Hills & Dales featured in new book
Staci Catron remembers exactly when she fell in love with Hills & Dales Estate.
As a graduate student in the late 1990s, she visited the Callaway family’s LaGrange home and historic garden during the latter years of Alice Callaway’s life.
“I was struck by her intense love of plants and the beauty of the site. It was magical to me. For days afterward, I dreamed about Hills & Dales,” she said.
Now director of the Cherokee Garden Library at the Atlanta History Center and a former president of the Southern Garden History Society, Catron will return to LaGrange on Oct. 22 for the Elms & Roses Garden Club Council’s 5th annual garden lecture. She and co-author Mary Ann Eaddy will speak on their new book, Seeking Eden: A Collection of Georgia’s Historic Gardens.
Co-sponsored by Hills & Dales Estate, the event will be held at Del’avant, 141 Main St., beginning at 5:30 p.m. with refreshments, book sales/signings and a plant sale by Jason Powell of Petals from the Past in Jemison, Alabama.
The lecture, featuring the nearly 30 gardens in the book and more than 90 slides, will follow at 6:30 p.m.
Carleton Wood, executive director of Hills & Dales, says Seeking Eden is the most important book about the gardens of Georgia since Garden History of Georgia, 1733-1933 was published in 1933.
“This book beautifully tells the stories of Georgia’s most important historic gardens. The stories are complemented by lovely photographs that bring each place to life. We are delighted it includes a generous chapter on Hills & Dales,” Wood said.
In a sense, Seeking Eden is a “sequel” to the 1933 work, which was published by the Peachtree Garden Club as part of Georgia’s bicentennial celebration.
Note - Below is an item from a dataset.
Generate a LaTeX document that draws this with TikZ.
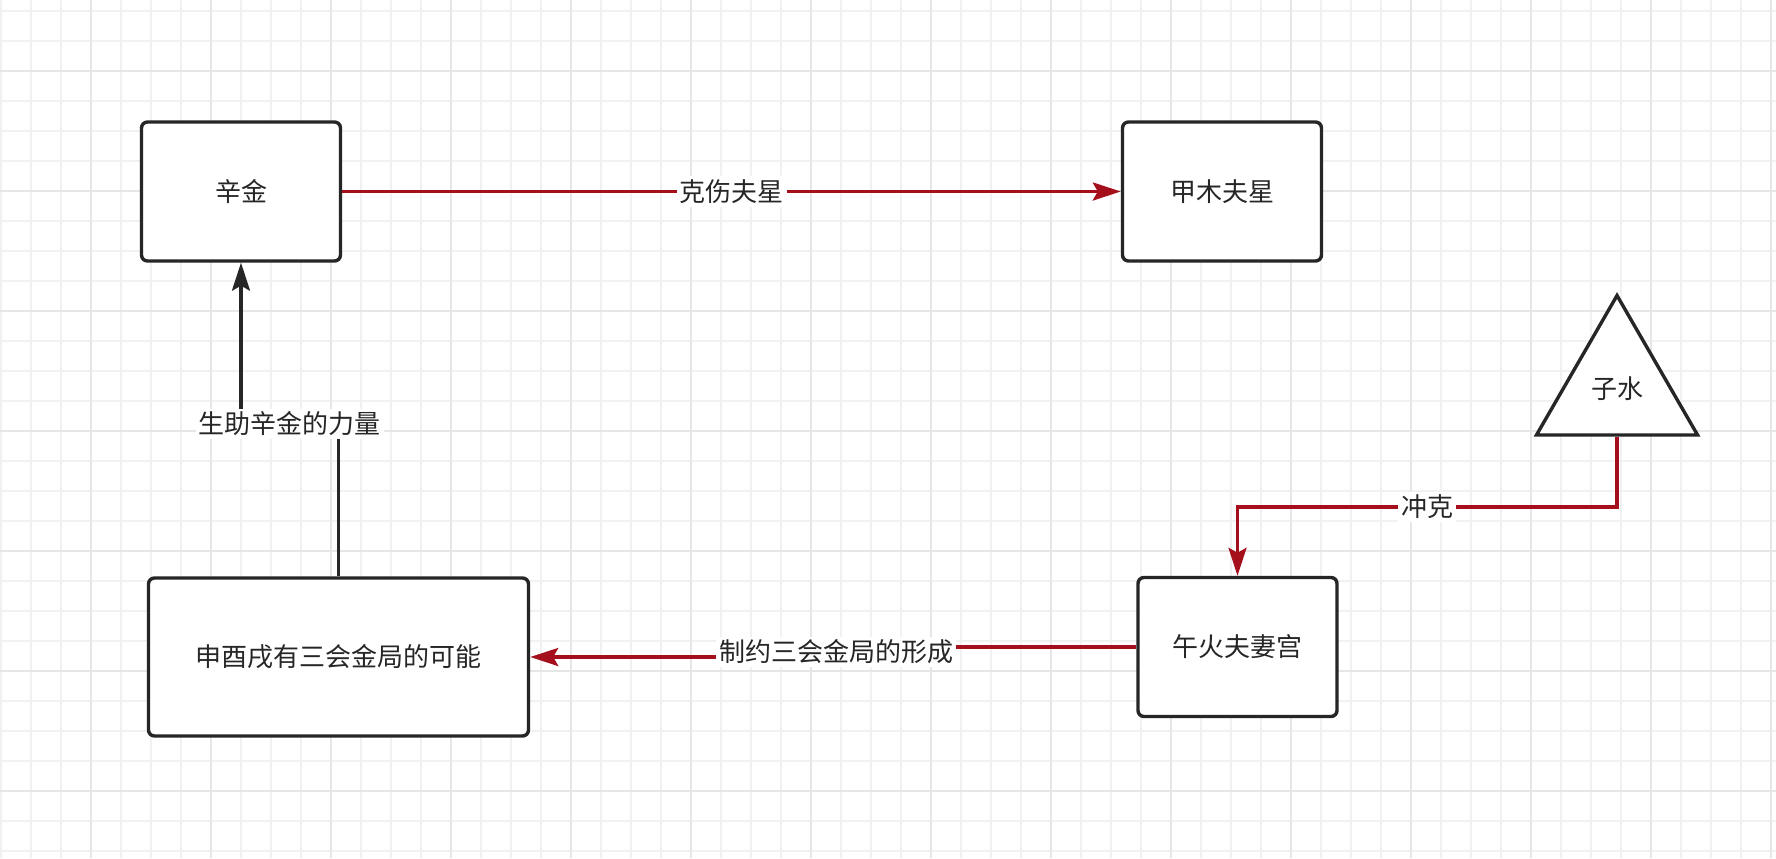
\documentclass[tikz,border=0pt]{standalone}
\usepackage{fontspec}
\setmainfont{Noto Sans CJK SC}
\usetikzlibrary{shapes.geometric,arrows.meta}
\definecolor{ink}{HTML}{262626}
\definecolor{kered}{HTML}{A50F1C}
\definecolor{gridl}{HTML}{F1F1F1}
\definecolor{gridd}{HTML}{E6E6E6}
\tikzstyle{box}=[rectangle, draw=ink, line width=1.7pt, rounded corners=3pt, fill=white, minimum width=99.5pt, minimum height=69.5pt, text=ink]
\tikzstyle{wide}=[box, minimum width=190pt, minimum height=79pt]
\tikzstyle{tri}=[regular polygon, regular polygon sides=3, draw=ink, line width=1.7pt, fill=white, minimum size=93pt, inner sep=0pt, text=ink]
\tikzstyle{lbl}=[fill=white, inner sep=1.5pt, text=ink]
\tikzstyle{ke}=[draw=kered, line width=1.6pt]
\tikzstyle{blk}=[draw=ink, line width=1.6pt]

\begin{document}
\begin{tikzpicture}[x=0.5pt, y=-0.5pt, font=\fontsize{13pt}{15pt}\selectfont, >={Stealth[length=14pt,width=9pt,inset=2.5pt]}]
            \fill[white] (0,0) rectangle (1776,858);
            \useasboundingbox (0,0) rectangle (1776,858);
            % grid
            \foreach \x in {1,31,...,1771} \draw[gridl, line width=1pt] (\x,0) -- (\x,858);
            \foreach \y in {11,41,...,851} \draw[gridl, line width=1pt] (0,\y) -- (1776,\y);
            \foreach \x in {91,211,...,1771} \draw[gridd, line width=1pt] (\x,0) -- (\x,858);
            \foreach \y in {71,191,...,851} \draw[gridd, line width=1pt] (0,\y) -- (1776,\y);
            % nodes
            \node[box] at (241,191.5) (xin) {辛金};
            \node[box] at (1222,191.5) (jia) {甲木夫星};
            \node[wide] at (338.5,657) (shen) {申酉戌有三会金局的可能};
            \node[box] at (1237.5,647) (wuhuo) {午火夫妻宫};
            \node[tri] at (1617,388.5) (zishui) {子水};
            % edges
            \draw[ke,->] (xin) -- node[lbl]{克伤夫星} (jia);
            \draw[blk,->] (shen.north) -- (shen.north |- 0,424) -- node[lbl]{生助辛金的力量} (xin.south |- 0,424) -- (xin.south);
            \draw[ke,->] (zishui.south) -- (zishui.south |- 0,507) -- node[lbl]{冲克} (wuhuo.north |- 0,507) -- (wuhuo.north);
            \draw[ke,->] (wuhuo.west) -- (wuhuo.west -| 836,0) -- node[lbl]{制约三会金局的形成} (shen.east -| 836,0) -- (shen.east);
\end{tikzpicture}
\end{document}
In 2002, the Garden Club of Georgia established the Georgia Historic Landscape Initiative, in collaboration with the Cherokee Garden Library of the Atlanta History Center, the Georgia Department of Natural Resources-Historic Preservation Division and the National Park Service- Southeast Regional Office, with a goal of determining how the approximately 160 gardens in the earlier book had fared since 1933. Seeking Eden features 30 of those gardens in full-length chapters with beautiful photographs and an appendix with brief updates on all of the gardens.
Research conducted with help from garden club volunteers and college students determined that about one third of the original sites had been lost, another third were remnants and the rest survived. Some gardens that were private in 1933 are public gardens now, including Hills & Dales. Co-authors Catron and Eaddy, retired manager of the technical services unit of the Historic Preservation Division of the Georgia Department of Natural Resources, spent the past five years researching and writing about a collection of the surviving gardens.
“We selected gardens to represent a range of styles, geographic locations and time periods,” Catron said. “Then we divided the list down the middle, each of us writing about half the gardens.”
Among the well-known gardens featured are Dunaway Gardens near Newnan, Barnsley Gardens in Adairsville, Swan House in Atlanta, the historic squares of Savannah and Founders Memorial Garden at the University of Georgia in Athens.
Catron knew from day one that she wanted to write the chapter about Hills & Dales.
Her research for the book brought her to LaGrange multiple times.
“I utilized the Troup County Archives and visited Hills & Dales several times. The staff there is remarkable, incredibly knowledgeable and very kind,” she said.